Faruk H.T. justru melihat kritik tajam terhadap sikap pemerintah kolonial
Belanda terkait pungutan pajak dalam SN.
Padahal, Balai Pustaka sebagai perpanjangan tangan pemerintah Belanda melakukan
sensor yang ketat terhadap novel-novel yang akan mereka terbitkan. Kenapa novel
tersebut dapat lolos? Faruk melihat lolosnya SN bukan karena faktor
kebetulan belaka, melainkan karena komposisi novel tersebut telah ditata sedemikian
rupa sehingga penerbit BP tidak melihatnya sebagai kritik terhadap pemerintah (1999:166-117). Pendapat Faruk
tersebut sejalan dengan pernyataan Maman S. Mahayan terkait lolosnya SN dari sensor BP berikut ini.

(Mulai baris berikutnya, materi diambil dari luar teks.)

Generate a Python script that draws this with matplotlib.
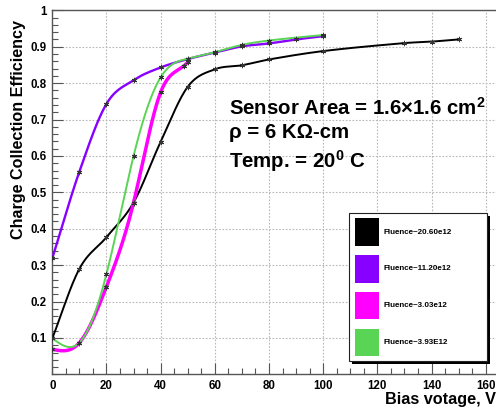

Dilihat secara intrinsik, unsur-unsur yang membangun Sitti Nurbava tampak
sejalan dengan kriteria yang telah ditetapkan Balai Pustaka. Tema yang tidak
menyinggung persoalan agama, penokohan yang hitam-putih, cara pengajaran yang
disampaikan secara eksplisit, serta tidak bertentangan dengan politik
pemerintah kolonial, semuanya—secara tersurat—terungkap dalam Sitti
Nurbaya (Mahayana, 2007:131)
SN memang tidak dapat dipisahkan dari
penerbitnya, Balai Pustaka yang merupakan perpanjangan tangan dari pemerintah kolonial
Belanda. Dalam hal ini, Balai Pustaka dapat dianggap sebagai superstruktur yang
menanamkan ideologi melalui stigmatisasi terhadap karya sastra terbitan swasta
dan sensor ketat terhadap karya-karya yang akan diterbitkannya.
Kebijakan-kebijakan Balai Pustaka tersebut akan memiliki dampak terhadap
karya-karya sastrawan yang diterbitkan di penerbit tersebut.